THE DEFENDANT: My records, I have looked at it too, and none of my records are dangerous. They are all little petty stuff that don’t amount to anything. I have looked at every single one of my charges, three months, one month, and none of them are non-dangerous — I mean, dangerous crimes. Every single time I have been charged with a crime, I have never been given a chance for anything. They always say, throw him in jail. They don’t want to give me a chance. They don’t want to give me— just give me my five years probation and see what he can do.
I have a wife and a child at home that loves me very much and would like very much for me to come home to them. I have been getting two, three letters a week stating if there’s any way possible, if you get any time up there for your crime, could you have it transferred up there, but no, nobody wants to say that, nobody. The only thing you want to do is just throw me in jail.
THE COURT: Mr. Holstun, one thing I do understand and in understanding that, I think it ought to be placed on the record one of the indicia of growing up, being an adult, is to live with the things you’ve done.

Contrary to the majority opinion that this exchange evidences an undue emphasis by the trial judge on the plea agreement, it is clear, at least to me, that the trial judge had fully considered the matter and was dealing with a defendant who had a severe *201attack of “buyer’s remorse,” especially since the victim might not be available to testify. Moreover, defendant’s counsel had fully explained on the record the circumstances leading to the aggravated sentence, all of which justified that aggravation.

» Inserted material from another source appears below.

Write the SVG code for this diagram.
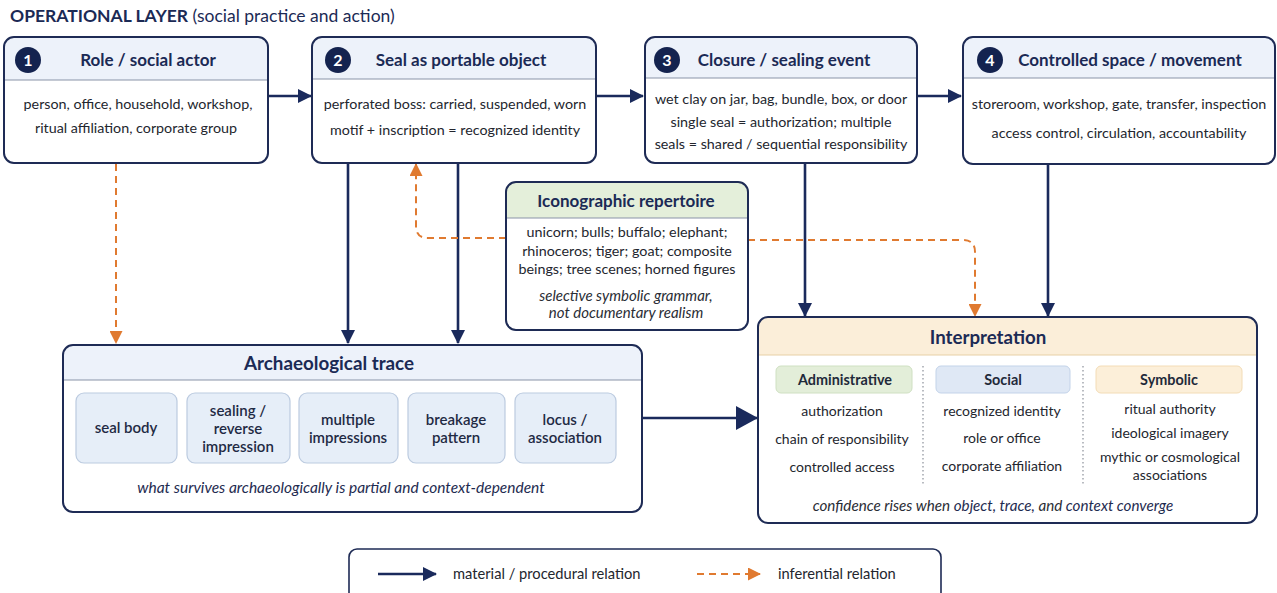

I need only add that no objection was made to the trial court’s failure to articulate aggravating factors. In my opinion, a remand for resentencing would be a waste of time and effort as the transcript in this matter fully supports an aggravated sentence under the factors listed in A.R.S. § 13-702. I would therefore hold that, based upon this record, the technical error complained of is harmless beyond a reasonable doubt. See State v. Lawrence, 123 Ariz. 301, 599 P.2d 754 (1979); Ariz. Const. art. 6, § 27.